Material provided:

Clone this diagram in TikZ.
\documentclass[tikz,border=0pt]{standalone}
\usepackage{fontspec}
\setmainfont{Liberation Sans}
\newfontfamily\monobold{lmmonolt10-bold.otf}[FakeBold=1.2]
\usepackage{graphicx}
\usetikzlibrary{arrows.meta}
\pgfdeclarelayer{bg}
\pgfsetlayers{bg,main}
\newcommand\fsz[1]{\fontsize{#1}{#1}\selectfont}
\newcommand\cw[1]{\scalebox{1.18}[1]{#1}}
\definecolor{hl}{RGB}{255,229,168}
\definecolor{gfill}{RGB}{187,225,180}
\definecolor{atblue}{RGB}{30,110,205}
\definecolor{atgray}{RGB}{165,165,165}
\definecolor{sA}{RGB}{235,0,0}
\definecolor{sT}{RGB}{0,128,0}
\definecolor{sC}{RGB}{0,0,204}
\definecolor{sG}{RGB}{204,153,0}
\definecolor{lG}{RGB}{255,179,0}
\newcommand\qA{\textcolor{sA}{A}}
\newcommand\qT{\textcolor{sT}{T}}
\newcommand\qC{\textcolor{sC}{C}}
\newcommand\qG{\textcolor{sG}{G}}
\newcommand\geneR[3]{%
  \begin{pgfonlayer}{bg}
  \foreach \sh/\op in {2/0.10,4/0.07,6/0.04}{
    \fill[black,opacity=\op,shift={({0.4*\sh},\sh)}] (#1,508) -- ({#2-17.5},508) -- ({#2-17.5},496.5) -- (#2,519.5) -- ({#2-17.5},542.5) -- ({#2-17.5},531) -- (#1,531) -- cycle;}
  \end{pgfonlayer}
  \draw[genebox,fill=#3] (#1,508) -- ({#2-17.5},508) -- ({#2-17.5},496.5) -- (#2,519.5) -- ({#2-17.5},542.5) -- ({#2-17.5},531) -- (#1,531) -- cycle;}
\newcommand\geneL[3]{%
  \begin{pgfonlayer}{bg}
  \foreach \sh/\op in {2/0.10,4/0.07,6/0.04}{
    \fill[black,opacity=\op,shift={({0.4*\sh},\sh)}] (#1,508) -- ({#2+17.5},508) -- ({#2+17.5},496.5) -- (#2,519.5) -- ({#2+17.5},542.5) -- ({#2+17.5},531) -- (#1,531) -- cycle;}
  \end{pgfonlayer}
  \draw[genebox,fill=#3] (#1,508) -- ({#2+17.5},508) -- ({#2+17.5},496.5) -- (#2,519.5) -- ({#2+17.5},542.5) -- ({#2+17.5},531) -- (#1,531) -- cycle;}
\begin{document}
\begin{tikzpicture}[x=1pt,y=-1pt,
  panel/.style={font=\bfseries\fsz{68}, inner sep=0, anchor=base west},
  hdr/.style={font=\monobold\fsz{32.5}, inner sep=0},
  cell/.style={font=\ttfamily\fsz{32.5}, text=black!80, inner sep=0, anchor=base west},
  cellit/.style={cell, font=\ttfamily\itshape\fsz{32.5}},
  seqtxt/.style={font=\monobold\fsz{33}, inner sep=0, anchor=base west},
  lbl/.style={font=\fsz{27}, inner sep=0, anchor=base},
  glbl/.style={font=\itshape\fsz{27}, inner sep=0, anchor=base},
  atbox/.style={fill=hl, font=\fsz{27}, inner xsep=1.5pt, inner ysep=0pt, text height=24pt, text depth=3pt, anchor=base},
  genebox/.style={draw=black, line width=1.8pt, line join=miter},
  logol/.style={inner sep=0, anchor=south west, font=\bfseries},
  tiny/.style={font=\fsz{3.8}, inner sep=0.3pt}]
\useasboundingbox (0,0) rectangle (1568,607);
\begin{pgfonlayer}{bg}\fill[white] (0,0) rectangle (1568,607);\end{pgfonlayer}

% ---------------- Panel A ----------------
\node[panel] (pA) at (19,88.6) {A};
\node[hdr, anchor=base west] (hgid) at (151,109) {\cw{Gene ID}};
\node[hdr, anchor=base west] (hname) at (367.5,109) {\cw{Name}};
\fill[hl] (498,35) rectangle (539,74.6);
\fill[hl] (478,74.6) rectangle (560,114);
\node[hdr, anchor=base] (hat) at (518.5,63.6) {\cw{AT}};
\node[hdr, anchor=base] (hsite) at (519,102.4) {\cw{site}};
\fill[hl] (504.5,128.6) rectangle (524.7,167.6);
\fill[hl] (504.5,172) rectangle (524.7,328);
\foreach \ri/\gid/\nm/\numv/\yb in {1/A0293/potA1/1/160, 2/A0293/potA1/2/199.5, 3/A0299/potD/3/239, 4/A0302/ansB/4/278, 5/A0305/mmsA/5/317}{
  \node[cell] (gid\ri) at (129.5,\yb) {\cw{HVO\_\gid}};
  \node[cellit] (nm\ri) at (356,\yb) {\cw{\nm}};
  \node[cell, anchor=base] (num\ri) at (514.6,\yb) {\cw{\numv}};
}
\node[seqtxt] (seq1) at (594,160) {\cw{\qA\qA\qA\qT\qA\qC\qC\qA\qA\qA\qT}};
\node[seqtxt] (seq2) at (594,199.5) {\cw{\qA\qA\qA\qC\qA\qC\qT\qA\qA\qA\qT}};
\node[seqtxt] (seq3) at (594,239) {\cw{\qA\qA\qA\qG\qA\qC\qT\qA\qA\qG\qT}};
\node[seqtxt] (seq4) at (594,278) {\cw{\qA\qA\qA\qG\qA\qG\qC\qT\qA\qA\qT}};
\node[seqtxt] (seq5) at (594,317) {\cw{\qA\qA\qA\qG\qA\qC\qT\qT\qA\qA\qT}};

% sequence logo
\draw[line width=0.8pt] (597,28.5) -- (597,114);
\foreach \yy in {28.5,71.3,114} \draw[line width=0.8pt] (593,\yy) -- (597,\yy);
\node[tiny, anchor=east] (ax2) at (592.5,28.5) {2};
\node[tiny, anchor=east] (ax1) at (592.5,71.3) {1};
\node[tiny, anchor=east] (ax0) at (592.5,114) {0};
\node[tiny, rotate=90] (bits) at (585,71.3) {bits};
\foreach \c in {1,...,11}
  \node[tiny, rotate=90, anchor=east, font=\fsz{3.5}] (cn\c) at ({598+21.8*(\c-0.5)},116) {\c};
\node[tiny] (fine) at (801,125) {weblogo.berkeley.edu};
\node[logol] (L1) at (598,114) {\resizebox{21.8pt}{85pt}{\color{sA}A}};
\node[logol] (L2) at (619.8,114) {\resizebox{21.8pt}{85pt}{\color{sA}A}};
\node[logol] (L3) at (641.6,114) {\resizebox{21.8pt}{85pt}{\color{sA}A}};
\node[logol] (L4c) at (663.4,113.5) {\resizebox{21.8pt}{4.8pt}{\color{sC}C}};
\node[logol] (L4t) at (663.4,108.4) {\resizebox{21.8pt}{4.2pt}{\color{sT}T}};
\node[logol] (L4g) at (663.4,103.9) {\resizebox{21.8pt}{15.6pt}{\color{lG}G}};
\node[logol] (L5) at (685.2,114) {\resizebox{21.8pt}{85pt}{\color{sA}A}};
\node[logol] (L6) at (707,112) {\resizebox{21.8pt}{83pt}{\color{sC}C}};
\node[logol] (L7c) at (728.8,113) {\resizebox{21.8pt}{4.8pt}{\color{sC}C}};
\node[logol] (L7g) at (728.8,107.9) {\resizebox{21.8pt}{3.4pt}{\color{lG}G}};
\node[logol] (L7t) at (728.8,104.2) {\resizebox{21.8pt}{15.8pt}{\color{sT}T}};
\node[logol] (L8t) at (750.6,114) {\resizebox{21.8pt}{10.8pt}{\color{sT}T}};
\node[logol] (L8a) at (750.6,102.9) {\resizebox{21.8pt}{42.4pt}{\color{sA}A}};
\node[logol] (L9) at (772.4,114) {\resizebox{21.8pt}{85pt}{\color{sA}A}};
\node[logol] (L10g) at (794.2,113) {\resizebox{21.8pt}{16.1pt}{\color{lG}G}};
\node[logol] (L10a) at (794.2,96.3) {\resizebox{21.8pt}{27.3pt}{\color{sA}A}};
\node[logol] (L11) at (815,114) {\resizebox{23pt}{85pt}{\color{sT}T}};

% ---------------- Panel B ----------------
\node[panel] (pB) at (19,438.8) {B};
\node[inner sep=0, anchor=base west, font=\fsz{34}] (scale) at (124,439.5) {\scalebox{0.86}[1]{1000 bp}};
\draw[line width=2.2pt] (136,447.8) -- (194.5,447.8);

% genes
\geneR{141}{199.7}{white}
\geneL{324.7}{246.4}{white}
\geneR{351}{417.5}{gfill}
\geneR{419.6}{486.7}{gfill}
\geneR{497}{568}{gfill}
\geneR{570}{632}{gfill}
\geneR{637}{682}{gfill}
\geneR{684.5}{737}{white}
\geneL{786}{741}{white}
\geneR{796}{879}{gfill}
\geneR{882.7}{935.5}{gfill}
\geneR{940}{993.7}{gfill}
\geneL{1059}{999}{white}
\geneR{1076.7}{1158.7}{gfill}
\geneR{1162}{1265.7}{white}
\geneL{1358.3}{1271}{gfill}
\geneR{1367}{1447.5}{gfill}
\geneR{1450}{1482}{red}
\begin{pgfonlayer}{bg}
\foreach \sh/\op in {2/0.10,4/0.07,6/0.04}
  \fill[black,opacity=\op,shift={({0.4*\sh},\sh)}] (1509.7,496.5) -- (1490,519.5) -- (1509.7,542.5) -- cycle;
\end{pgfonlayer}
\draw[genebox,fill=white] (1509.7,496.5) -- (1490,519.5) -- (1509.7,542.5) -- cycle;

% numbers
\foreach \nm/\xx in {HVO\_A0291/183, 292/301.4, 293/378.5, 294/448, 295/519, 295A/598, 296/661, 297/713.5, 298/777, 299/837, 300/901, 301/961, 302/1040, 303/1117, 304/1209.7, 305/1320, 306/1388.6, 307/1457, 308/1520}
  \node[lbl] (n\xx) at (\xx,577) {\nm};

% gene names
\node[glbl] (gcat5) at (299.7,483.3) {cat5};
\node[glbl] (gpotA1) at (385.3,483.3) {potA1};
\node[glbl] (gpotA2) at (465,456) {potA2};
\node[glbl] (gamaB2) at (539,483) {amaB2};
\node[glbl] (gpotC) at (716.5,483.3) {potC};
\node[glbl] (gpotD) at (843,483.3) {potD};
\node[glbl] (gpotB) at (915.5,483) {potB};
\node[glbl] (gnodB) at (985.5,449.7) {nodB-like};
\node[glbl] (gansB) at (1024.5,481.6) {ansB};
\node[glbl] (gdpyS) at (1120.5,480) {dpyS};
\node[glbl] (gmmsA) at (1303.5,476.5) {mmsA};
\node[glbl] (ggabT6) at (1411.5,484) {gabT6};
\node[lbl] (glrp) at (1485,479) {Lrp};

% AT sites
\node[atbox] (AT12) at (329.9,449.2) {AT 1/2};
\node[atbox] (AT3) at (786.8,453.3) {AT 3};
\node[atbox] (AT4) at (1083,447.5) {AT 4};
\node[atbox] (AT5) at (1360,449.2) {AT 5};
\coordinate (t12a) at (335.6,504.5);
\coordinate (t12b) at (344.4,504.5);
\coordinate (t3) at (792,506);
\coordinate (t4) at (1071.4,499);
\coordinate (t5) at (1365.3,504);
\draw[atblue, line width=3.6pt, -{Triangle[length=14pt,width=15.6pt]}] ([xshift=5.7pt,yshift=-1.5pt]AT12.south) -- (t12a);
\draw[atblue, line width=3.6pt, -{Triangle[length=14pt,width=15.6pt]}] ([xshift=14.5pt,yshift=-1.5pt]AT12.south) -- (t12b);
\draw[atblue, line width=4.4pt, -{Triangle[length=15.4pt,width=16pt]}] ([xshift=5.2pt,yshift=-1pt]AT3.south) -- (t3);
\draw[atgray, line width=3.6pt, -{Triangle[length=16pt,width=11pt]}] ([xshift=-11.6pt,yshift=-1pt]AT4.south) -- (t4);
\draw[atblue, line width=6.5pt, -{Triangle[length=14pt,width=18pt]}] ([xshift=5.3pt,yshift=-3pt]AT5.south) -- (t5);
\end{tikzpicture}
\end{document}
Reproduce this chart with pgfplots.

To be done: Filter the listing above by the word "this"; copy each line that passes.

Finished answer:
Clone this diagram in TikZ.
Reproduce this chart with pgfplots.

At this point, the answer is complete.